Amidst yesterday's breast beating one could determine the very faint hint of spin. Poverty is now determined by separate meters of income for single persons, married couples and households with children. There are 200,000 more juvenile indigent buggers than was anticipated; and yet if there was ever a classic example of analysts being unable to see the wood of truth for the tress of ideology, the BBC's report was it.
The first poor person they interviewed was Barbara, a single mother with three children living on benefits. Barbara had a clearly visible tattoo. The fact that one of her kids was white while the other two were black might indicate that she has had issues sustaining relationships while failing to resort to perfectly legal, if not morally acceptable, forms of birth control; or if else fails, keeping her legs together.
We were not informed of Barbara's level of educational attainment and work history - unfortunate, as this might have provided necessary context as to how she arrived at her current pass.
But we know she's poor.
The BBC's second interviewee was Constance.
Constance has a young child, is in work but is finding it hard to make ends meet. As such, she has my sympathy.
Constance is also African.
Thus, perhaps, did the BBC reveal the real causes of why the 'scourge' of child poverty remains among us.

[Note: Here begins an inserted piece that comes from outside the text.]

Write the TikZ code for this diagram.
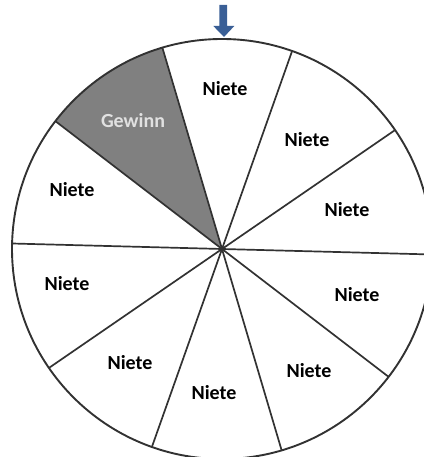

If Barbara had led a slightly less chaotic lifetsyle when she was younger, her children might not be in poverty now. We would not even be discussing Constance had she not been permitted to settle in the UK; and it must be said that one hopes that she is not sending any of her limited income back to her country of origin in the form of remittances. That's just throwing money away.
I could be doing both of these ladies a great dis-service - they might both be widows, in Barbara's case a serial widow; in which event her case is doubly tragic.
However, that in such cases 'poverty' is a flexible event demeans the very concept of poverty. Poverty is Africans living on a dollar a day, not a British single person having to live on £190.00 a week or whatever.
Poverty is not defined by ideology - it cannot 'move' to where the advocates of the welfare state and mass immigration say it is, and try to make us weep when those practices' beneficiaries fall within its scope.
To attempt that is in itself a form of poverty - poverty of knowledge and poverty of pride.


haddock said...

The figures are based on relative poverty - defined as households on less than 60 per cent of average income. There will always be people in 'relative poverty' using this yardstick, as wages go up so does the level at which people are considered to be in poverty. It is another of manybloody silly votecatching nulab government aspirations which is impossible, statistically, to achieve

Umbongo said...

That two of Barbara's children are black and that Constance is black and that they are relatively poor proves that they are suffering from the effects of slavery. Accordingly, in addition to receiving all the benefits they're already "entitled" to, they should immediately receive a down-payment on their part of the £7.5 trillion claimed to be Britain's contribution to Slavery Reparations Inc.

Anonymous said...

You forgot to mention how the BBC will make sure that ethnic people are sen as the predominantly poor and therefore need more help.